** Begin **

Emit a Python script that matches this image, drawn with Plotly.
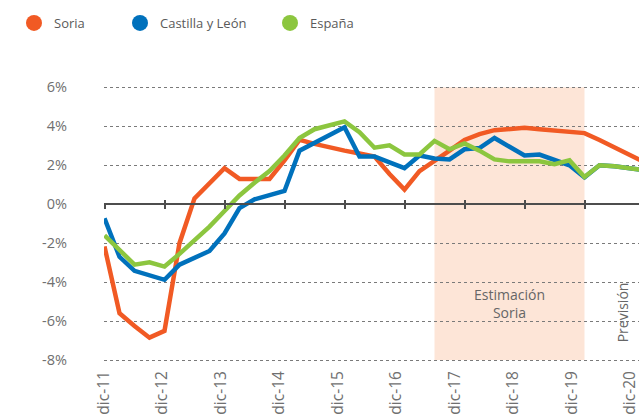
import plotly.graph_objects as go

# Quarterly data, dic-11 .. dic-20 (index 0..36)
quarters = list(range(37))
soria = [-2.17, -5.6, -6.25, -6.85, -6.5, -2.0, 0.3, 1.05, 1.85, 1.3,
         1.3, 1.3, 2.25, 3.3, 3.1, 2.9, 2.75, 2.6, 2.45, 1.55,
         0.75, 1.7, 2.2, 2.75, 3.3, 3.6, 3.8, 3.88, 3.92, 3.85,
         3.78, 3.72, 3.65, 3.3, 2.9, 2.55, 2.15]
castilla = [-0.72, -2.7, -3.42, -3.65, -3.88, -3.1, -2.75, -2.4, -1.5, -0.2,
            0.25, 0.45, 0.68, 2.75, 3.15, 3.55, 3.95, 2.45, 2.45, 2.15,
            1.85, 2.5, 2.35, 2.3, 2.82, 2.88, 3.4, 2.95, 2.5, 2.55,
            2.3, 2.0, 1.38, 2.0, 1.95, 1.85, 1.75]
espana = [-1.6, -2.35, -3.1, -2.98, -3.2, -2.55, -1.85, -1.15, -0.35, 0.45,
          1.1, 1.7, 2.5, 3.4, 3.85, 4.05, 4.25, 3.7, 2.9, 3.02,
          2.55, 2.55, 3.25, 2.82, 3.12, 2.75, 2.3, 2.2, 2.2, 2.2,
          2.05, 2.25, 1.4, 2.0, 1.95, 1.85, 1.75]

tick_pos = list(range(0, 37, 4))
tick_labels = ["dic-11", "dic-12", "dic-13", "dic-14", "dic-15",
               "dic-16", "dic-17", "dic-18", "dic-19", "dic-20"]
y_ticks = [-8, -6, -4, -2, 0, 2, 4, 6]
y_labels = [f"{v}%" for v in y_ticks]

names = ["Soria", "Castilla y León", "España"]
colors = ["#F15A24", "#0071BC", "#8CC63F"]
series = [soria, castilla, espana]

shade_start, shade_end = 22, 32

FONT = "Open Sans"
GRAY = "#707070"

W, H = 639, 419
L, R, T, B = 104, 0, 85, 57
plot_w = W - L - R
px_per_q = 15.0
XA = -0.5 / px_per_q
XB = XA + plot_w / px_per_q
YT, YB = 6.12, -8.10
zero_pos = (0 - YB) / (YT - YB)

# label axis: dic-11 at 104px, dic-20 at ~630px
lab_px = (630 - 104) / 36.0
LA = 0.0
LB = plot_w / lab_px

fig = go.Figure()
for name, col, ys in zip(names, colors, series):
    fig.add_trace(go.Scatter(x=quarters, y=ys, mode="lines", name=name,
                             line=dict(color=col, width=4.5), showlegend=False,
                             hoverinfo="skip"))

legends = ["legend", "legend2", "legend3"]
xaxes_for_dummy = ["x2", "x3", "x2"]
for name, col, lg, xa in zip(names, colors, legends, xaxes_for_dummy):
    fig.add_trace(go.Scatter(x=[None], y=[None], mode="markers", name=name,
                             marker=dict(color=col, size=16, symbol="circle"),
                             legend=lg, xaxis=xa, showlegend=True))

fig.add_shape(type="rect", xref="x", yref="y", x0=shade_start, x1=shade_end,
              y0=-8, y1=6, fillcolor="#FDE5D7", line=dict(width=0), layer="below")

fig.add_annotation(x=27, y=-5.1, xref="x", yref="y", text="Estimación<br>Soria",
                   showarrow=False, font=dict(family=FONT, size=14, color="#666666"))
fig.add_annotation(x=34.5, y=-5.55, xref="x", yref="y", text="Previsión",
                   textangle=-90, showarrow=False,
                   font=dict(family=FONT, size=14, color="#666666"))

leg_common = dict(xref="container", yref="container", xanchor="left", yanchor="middle",
                  orientation="h", bgcolor="rgba(0,0,0,0)", borderwidth=0,
                  font=dict(family=FONT, size=13, color="#5a5a5a"), itemsizing="trace")
leg_x = [14, 120, 270]
leg_y = 1 - 23 / H
fig.update_layout(
    legend=dict(x=leg_x[0] / W, y=leg_y, **leg_common),
    legend2=dict(x=leg_x[1] / W, y=leg_y, **leg_common),
    legend3=dict(x=leg_x[2] / W, y=leg_y, **leg_common),
)

fig.update_layout(
    width=W, height=H,
    margin=dict(l=L, r=R, t=T, b=B, pad=0, autoexpand=False),
    paper_bgcolor="white", plot_bgcolor="white",
    font=dict(family=FONT, color=GRAY),
    xaxis=dict(range=[XA, XB], anchor="free", position=zero_pos, side="bottom",
               showline=True, linecolor="#4d4d4d", linewidth=1.5,
               ticks="outside", ticklen=4, tickwidth=1.5, tickcolor="#4d4d4d",
               tickvals=list(range(0, 33, 4)), showticklabels=False,
               showgrid=False, zeroline=False, automargin=False),
    xaxis3=dict(range=[XA, XB], overlaying="x", anchor="free", position=zero_pos,
                side="bottom", showline=False, ticks="inside", ticklen=4,
                tickwidth=1.5, tickcolor="#4d4d4d", tickvals=list(range(0, 33, 4)),
                showticklabels=False, showgrid=False, zeroline=False, automargin=False),
    xaxis2=dict(range=[LA, LB], overlaying="x", anchor="free", position=0,
                side="bottom", showline=False, ticks="", tickvals=tick_pos,
                ticktext=tick_labels, tickangle=-90, ticklabeloverflow="allow",
                ticklabelstandoff=5,
                tickfont=dict(family=FONT, size=15.5, color=GRAY),
                showgrid=False, zeroline=False, automargin=False),
    yaxis=dict(range=[YB, YT], tickvals=y_ticks, ticktext=y_labels,
               tickfont=dict(family=FONT, size=14.5, color=GRAY),
               showgrid=True, griddash="dot", gridcolor="#7a7a7a", gridwidth=1,
               zeroline=False, showline=False, ticks="", ticklabelstandoff=36,
               automargin=False),
)

fig.write_html("out.html", config={"displayModeBar": False},
               post_script="document.body.style.margin='0px';document.body.style.padding='0px';")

** End **

• _What you are asked to do_
The lines from the start of the data through the line that contains "import plotly.graph_objects as go" are to be returned exactly, please, with both ends included and every picture left out.

• _Result of the exercise_
Emit a Python script that matches this image, drawn with Plotly.
import plotly.graph_objects as go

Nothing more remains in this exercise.